=== Source data ===
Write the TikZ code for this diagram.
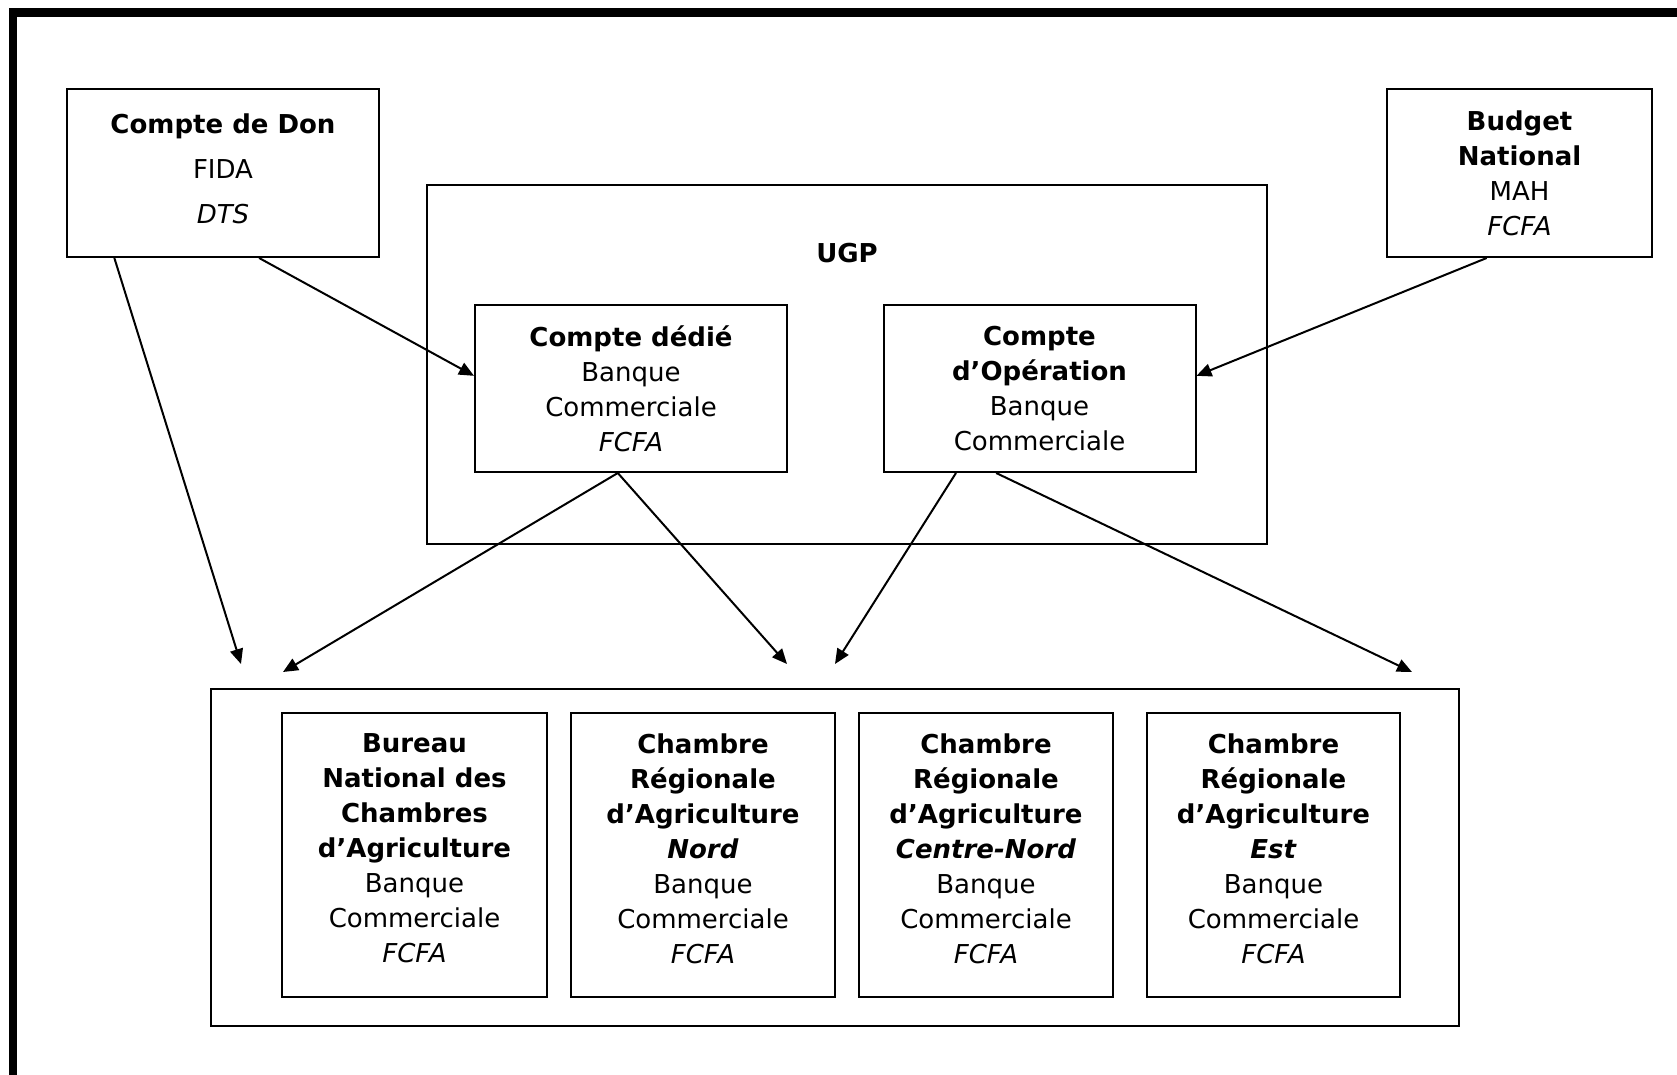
\documentclass[tikz,border=0pt]{standalone}
\usepackage{fontspec}
\setmainfont{DejaVu Sans}
\usetikzlibrary{arrows.meta,positioning,calc}
\tikzset{acct/.style={draw,line width=1pt,align=center,inner sep=0pt,font=\fontsize{13}{17.5}\selectfont}}
\tikzstyle{flow}=[->,line width=1pt]
\tikzstyle{cr}=[acct,minimum height=142pt]
% lifts the text a little inside its box
\newcommand{\lift}[1]{\\[#1]\mbox{}}

\begin{document}
\begin{tikzpicture}[x=0.5pt,y=-0.5pt,>={Triangle[length=7.5pt,width=6.5pt]}]
    \useasboundingbox (0,0) rectangle (1677,1075);
    \draw[line width=4.25pt] (13,1075) -- (13,12.5) -- (1677,12.5);
    % sources
    \node [acct,minimum width=156pt,minimum height=84pt] (don) at (223,173) {\textbf{Compte de Don}\\[5pt] FIDA\\[5pt] \textit{DTS}\lift{-13.2pt}};
    \node [acct,minimum width=132.5pt,minimum height=84pt] (budget) at (1519.5,173) {\textbf{Budget}\\ \textbf{National}\\ MAH\\ \textit{FCFA}};
    % UGP
    \node [acct,minimum width=420pt,minimum height=179.5pt] (ugp) at (847,364.5) {};
    \node [font=\fontsize{13}{17.5}\selectfont\bfseries] (ugptitle) at (847,253) {UGP};
    \node [acct,minimum width=156pt,minimum height=83.5pt] (dedie) at (631,388.5) {\textbf{Compte dédié}\\ Banque\\ Commerciale\\ \textit{FCFA}};
    \node [acct,minimum width=156pt,minimum height=83.5pt] (operation) at (1039.5,388.5) {\textbf{Compte}\\ \textbf{d’Opération}\\ Banque\\ Commerciale};
    % chambres
    \node [acct,minimum width=624pt,minimum height=168.5pt] (chambres) at (835,857.5) {};
    \node [cr,minimum width=132.5pt] (bnca) at (414.5,855) {\textbf{Bureau}\\ \textbf{National des}\\ \textbf{Chambres}\\ \textbf{d’Agriculture}\\ Banque\\ Commerciale\\ \textit{FCFA}\lift{-11pt}};
    \node [cr,minimum width=132pt] (crnord) at (703,855) {\textbf{Chambre}\\ \textbf{Régionale}\\ \textbf{d’Agriculture}\\ \textbf{\textit{Nord}}\\ Banque\\ Commerciale\\ \textit{FCFA}\lift{-11pt}};
    \node [cr,minimum width=127pt] (crcentre) at (986,855) {\textbf{Chambre}\\ \textbf{Régionale}\\ \textbf{d’Agriculture}\\ \textbf{\textit{Centre-Nord}}\\ Banque\\ Commerciale\\ \textit{FCFA}\lift{-11pt}};
    \node [cr,minimum width=126.5pt] (crest) at (1273.5,855) {\textbf{Chambre}\\ \textbf{Régionale}\\ \textbf{d’Agriculture}\\ \textbf{\textit{Est}}\\ Banque\\ Commerciale\\ \textit{FCFA}\lift{-11pt}};
    % arrow ends
    \coordinate (t1) at (241,664);
    \coordinate (t2) at (283,672);
    \coordinate (t3) at (787,664);
    \coordinate (t4) at (835,664);
    \coordinate (t5) at (1412,672);
    \path[flow] ($(don.south west)!0.154!(don.south east)$) edge (t1);
    \path[flow] ($(don.south west)!0.615!(don.south east)$) edge ($(dedie.north west)!0.425!(dedie.south west)$);
    \path[flow] ($(budget.south west)!0.377!(budget.south east)$) edge ($(operation.north east)!0.425!(operation.south east)$);
    \path[flow] ($(dedie.south west)!0.458!(dedie.south east)$) edge (t2);
    \path[flow] ($(dedie.south west)!0.458!(dedie.south east)$) edge (t3);
    \path[flow] ($(operation.south west)!0.234!(operation.south east)$) edge (t4);
    \path[flow] ($(operation.south west)!0.362!(operation.south east)$) edge (t5);
\end{tikzpicture}
\end{document}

=== Brief ===
Repeat the data exactly, dropping every picture it holds.

=== Solution to this exercise ===
Write the TikZ code for this diagram.
\documentclass[tikz,border=0pt]{standalone}
\usepackage{fontspec}
\setmainfont{DejaVu Sans}
\usetikzlibrary{arrows.meta,positioning,calc}
\tikzset{acct/.style={draw,line width=1pt,align=center,inner sep=0pt,font=\fontsize{13}{17.5}\selectfont}}
\tikzstyle{flow}=[->,line width=1pt]
\tikzstyle{cr}=[acct,minimum height=142pt]
% lifts the text a little inside its box
\newcommand{\lift}[1]{\\[#1]\mbox{}}

\begin{document}
\begin{tikzpicture}[x=0.5pt,y=-0.5pt,>={Triangle[length=7.5pt,width=6.5pt]}]
    \useasboundingbox (0,0) rectangle (1677,1075);
    \draw[line width=4.25pt] (13,1075) -- (13,12.5) -- (1677,12.5);
    % sources
    \node [acct,minimum width=156pt,minimum height=84pt] (don) at (223,173) {\textbf{Compte de Don}\\[5pt] FIDA\\[5pt] \textit{DTS}\lift{-13.2pt}};
    \node [acct,minimum width=132.5pt,minimum height=84pt] (budget) at (1519.5,173) {\textbf{Budget}\\ \textbf{National}\\ MAH\\ \textit{FCFA}};
    % UGP
    \node [acct,minimum width=420pt,minimum height=179.5pt] (ugp) at (847,364.5) {};
    \node [font=\fontsize{13}{17.5}\selectfont\bfseries] (ugptitle) at (847,253) {UGP};
    \node [acct,minimum width=156pt,minimum height=83.5pt] (dedie) at (631,388.5) {\textbf{Compte dédié}\\ Banque\\ Commerciale\\ \textit{FCFA}};
    \node [acct,minimum width=156pt,minimum height=83.5pt] (operation) at (1039.5,388.5) {\textbf{Compte}\\ \textbf{d’Opération}\\ Banque\\ Commerciale};
    % chambres
    \node [acct,minimum width=624pt,minimum height=168.5pt] (chambres) at (835,857.5) {};
    \node [cr,minimum width=132.5pt] (bnca) at (414.5,855) {\textbf{Bureau}\\ \textbf{National des}\\ \textbf{Chambres}\\ \textbf{d’Agriculture}\\ Banque\\ Commerciale\\ \textit{FCFA}\lift{-11pt}};
    \node [cr,minimum width=132pt] (crnord) at (703,855) {\textbf{Chambre}\\ \textbf{Régionale}\\ \textbf{d’Agriculture}\\ \textbf{\textit{Nord}}\\ Banque\\ Commerciale\\ \textit{FCFA}\lift{-11pt}};
    \node [cr,minimum width=127pt] (crcentre) at (986,855) {\textbf{Chambre}\\ \textbf{Régionale}\\ \textbf{d’Agriculture}\\ \textbf{\textit{Centre-Nord}}\\ Banque\\ Commerciale\\ \textit{FCFA}\lift{-11pt}};
    \node [cr,minimum width=126.5pt] (crest) at (1273.5,855) {\textbf{Chambre}\\ \textbf{Régionale}\\ \textbf{d’Agriculture}\\ \textbf{\textit{Est}}\\ Banque\\ Commerciale\\ \textit{FCFA}\lift{-11pt}};
    % arrow ends
    \coordinate (t1) at (241,664);
    \coordinate (t2) at (283,672);
    \coordinate (t3) at (787,664);
    \coordinate (t4) at (835,664);
    \coordinate (t5) at (1412,672);
    \path[flow] ($(don.south west)!0.154!(don.south east)$) edge (t1);
    \path[flow] ($(don.south west)!0.615!(don.south east)$) edge ($(dedie.north west)!0.425!(dedie.south west)$);
    \path[flow] ($(budget.south west)!0.377!(budget.south east)$) edge ($(operation.north east)!0.425!(operation.south east)$);
    \path[flow] ($(dedie.south west)!0.458!(dedie.south east)$) edge (t2);
    \path[flow] ($(dedie.south west)!0.458!(dedie.south east)$) edge (t3);
    \path[flow] ($(operation.south west)!0.234!(operation.south east)$) edge (t4);
    \path[flow] ($(operation.south west)!0.362!(operation.south east)$) edge (t5);
\end{tikzpicture}
\end{document}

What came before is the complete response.